What considerations should researchers address when designing experiments to study SLC11A2 regulation under different physiological conditions?

Designing robust experiments to investigate SLC11A2 regulation requires careful attention to several physiological variables:

• Iron Status Manipulation:

  • Implement controlled iron loading and depletion protocols

  • Verify iron status using complementary measures (ferritin levels, transferrin saturation)

  • Document time-course of SLC11A2 expression changes in response to altered iron availability

• pH-Dependent Transport Mechanisms:

  • Account for SLC11A2's proton-coupled transport activity in experimental design

  • Include pH controls in transport studies

  • Consider how tissue/cellular pH variations might affect antibody binding and protein function

• Tissue-Specific Expression Patterns:

  • Design tissue panels including validated positive expression sites (brain, small intestine, pancreas)

  • Account for differential expression across cell types within heterogeneous tissues

  • Consider developmental stage-specific expression patterns

• Interaction with Other Metal Transport Systems:

  • Design experiments that address SLC11A2's role in transport of multiple metals (manganese, cobalt, cadmium, nickel, vanadium, lead)

  • Implement competition studies to assess preferential transport

  • Consider cross-talk with other iron transport proteins (transferrin receptor, ferritin, ferroportin)
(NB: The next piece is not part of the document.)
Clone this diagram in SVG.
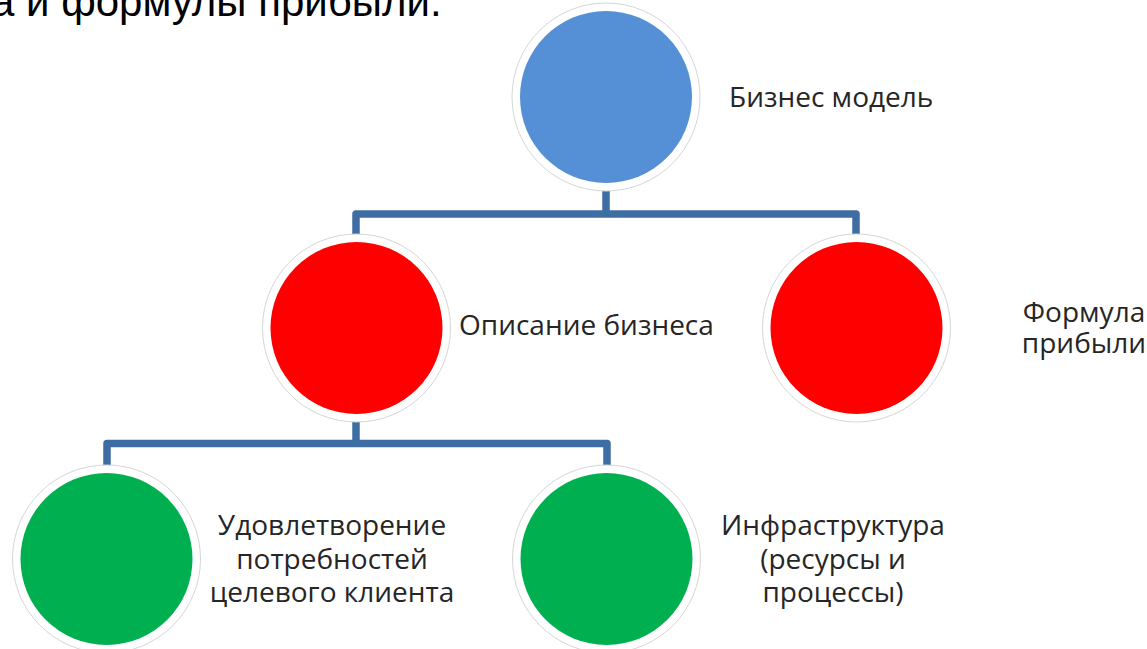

• Disease State Considerations:

  • In cancer studies, account for tumor heterogeneity with appropriate sampling strategies

  • For iron overload/deficiency models, verify physiological relevance of experimental conditions

  • Consider how inflammation and oxidative stress affect SLC11A2 regulation

Each experimental design should include appropriate controls for antibody specificity, particularly when crossing species boundaries or studying tissues with limited validation data.